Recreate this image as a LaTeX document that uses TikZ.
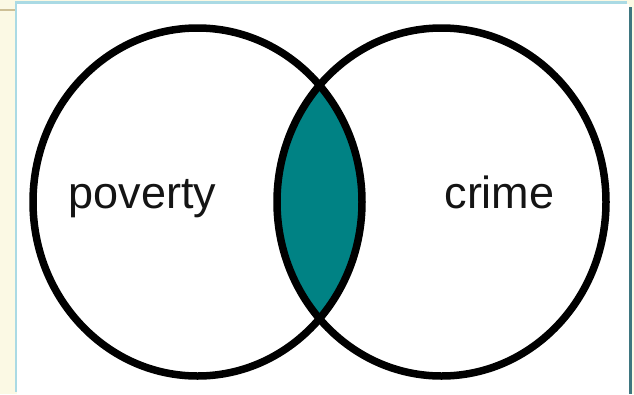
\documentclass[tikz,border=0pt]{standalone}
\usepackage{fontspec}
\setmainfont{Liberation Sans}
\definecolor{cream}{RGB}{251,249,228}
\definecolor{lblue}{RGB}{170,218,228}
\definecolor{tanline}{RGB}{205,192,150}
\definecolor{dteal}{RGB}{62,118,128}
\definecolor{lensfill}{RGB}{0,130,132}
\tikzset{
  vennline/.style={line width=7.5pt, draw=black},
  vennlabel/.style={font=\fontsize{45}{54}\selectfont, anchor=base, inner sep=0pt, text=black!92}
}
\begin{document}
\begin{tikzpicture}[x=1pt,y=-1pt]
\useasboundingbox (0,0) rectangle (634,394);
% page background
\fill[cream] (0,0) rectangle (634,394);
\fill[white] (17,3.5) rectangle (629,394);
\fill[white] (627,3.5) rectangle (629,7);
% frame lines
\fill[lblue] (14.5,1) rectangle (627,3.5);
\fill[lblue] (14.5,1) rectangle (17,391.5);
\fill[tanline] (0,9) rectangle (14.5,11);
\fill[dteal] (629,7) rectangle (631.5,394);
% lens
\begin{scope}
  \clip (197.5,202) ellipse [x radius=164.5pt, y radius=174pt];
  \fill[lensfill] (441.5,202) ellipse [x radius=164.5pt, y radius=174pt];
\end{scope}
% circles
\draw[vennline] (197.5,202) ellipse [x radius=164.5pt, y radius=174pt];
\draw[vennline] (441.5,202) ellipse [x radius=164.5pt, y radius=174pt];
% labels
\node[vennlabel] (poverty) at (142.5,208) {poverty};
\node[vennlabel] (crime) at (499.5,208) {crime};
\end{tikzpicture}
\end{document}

What is expected: Without the pictures, output the full listing exactly as it stands.

Expected answer:
Recreate this image as a LaTeX document that uses TikZ.
\documentclass[tikz,border=0pt]{standalone}
\usepackage{fontspec}
\setmainfont{Liberation Sans}
\definecolor{cream}{RGB}{251,249,228}
\definecolor{lblue}{RGB}{170,218,228}
\definecolor{tanline}{RGB}{205,192,150}
\definecolor{dteal}{RGB}{62,118,128}
\definecolor{lensfill}{RGB}{0,130,132}
\tikzset{
  vennline/.style={line width=7.5pt, draw=black},
  vennlabel/.style={font=\fontsize{45}{54}\selectfont, anchor=base, inner sep=0pt, text=black!92}
}
\begin{document}
\begin{tikzpicture}[x=1pt,y=-1pt]
\useasboundingbox (0,0) rectangle (634,394);
% page background
\fill[cream] (0,0) rectangle (634,394);
\fill[white] (17,3.5) rectangle (629,394);
\fill[white] (627,3.5) rectangle (629,7);
% frame lines
\fill[lblue] (14.5,1) rectangle (627,3.5);
\fill[lblue] (14.5,1) rectangle (17,391.5);
\fill[tanline] (0,9) rectangle (14.5,11);
\fill[dteal] (629,7) rectangle (631.5,394);
% lens
\begin{scope}
  \clip (197.5,202) ellipse [x radius=164.5pt, y radius=174pt];
  \fill[lensfill] (441.5,202) ellipse [x radius=164.5pt, y radius=174pt];
\end{scope}
% circles
\draw[vennline] (197.5,202) ellipse [x radius=164.5pt, y radius=174pt];
\draw[vennline] (441.5,202) ellipse [x radius=164.5pt, y radius=174pt];
% labels
\node[vennlabel] (poverty) at (142.5,208) {poverty};
\node[vennlabel] (crime) at (499.5,208) {crime};
\end{tikzpicture}
\end{document}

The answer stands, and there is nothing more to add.